There’s a problem with this. For starters, just about every professional photo you see is processed, whether you know it or not. Some of the most “natural” shots have made ample use of technology to make them, well, look natural.
The reason for this is fairly obvious once you think about. Put simply, the camera isn’t an eye. More to the point, it isn’t an eye connected by a complex network of nerve fibers to an even more complex visual center in the brain. The camera isn’t an imagination and it has no intellectual or emotional context function.
This means the picture I snap, no matter how “realistic,” may come nowhere near representing what I saw. And what I want to communicate isn’t what the lensfinder saw, it’s what my mind saw. I want to communicate my reality, although at this point that term’s meaning is becoming problematic.
The upshot is a bit of wonderful postmodern irony: I produce something “real” by employing electronic tools for artificial processing.
In other words, art.
I want to create an image that communicates the totality I saw on August 21 in Easterbrook campground. So I’ve been considering how I might use photography as a jumping-off point for a work of photographic art that accomplishes what photography cannot.

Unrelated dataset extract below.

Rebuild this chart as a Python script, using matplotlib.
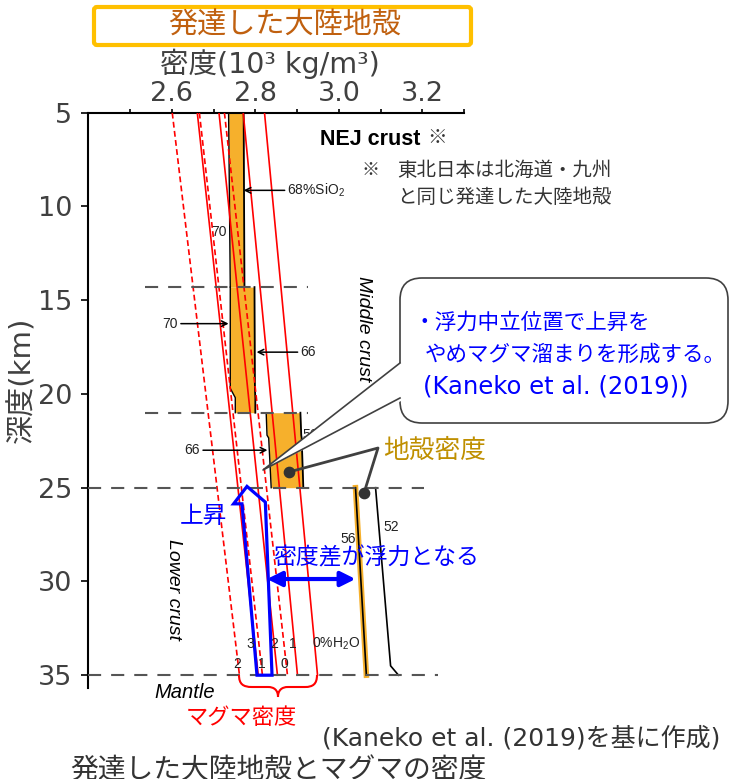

I have some ideas, and I think I can do it. This is going to be challenging, though, because the totality I witnessed was transformational. It changed me, and I suspect others who have seen the full eclipse feel the same way.
If I manage to pull it off I’ll share it with you. Wish me luck.
Luck. I’m such a photojournalism purist, I wouldn’t even attempt it if I couldn’t get a satisfactory photograph from my own camera and with minimal processing in Lightroom.
Like I say in the post, photography can’t do it. Period. I’m not good enough to talk about the technical reasons with any authority, but if you’ve seen totality you know what I mean. I had NO IDEA about this until the second of totality. None. And now I feel helpless trying to explain it.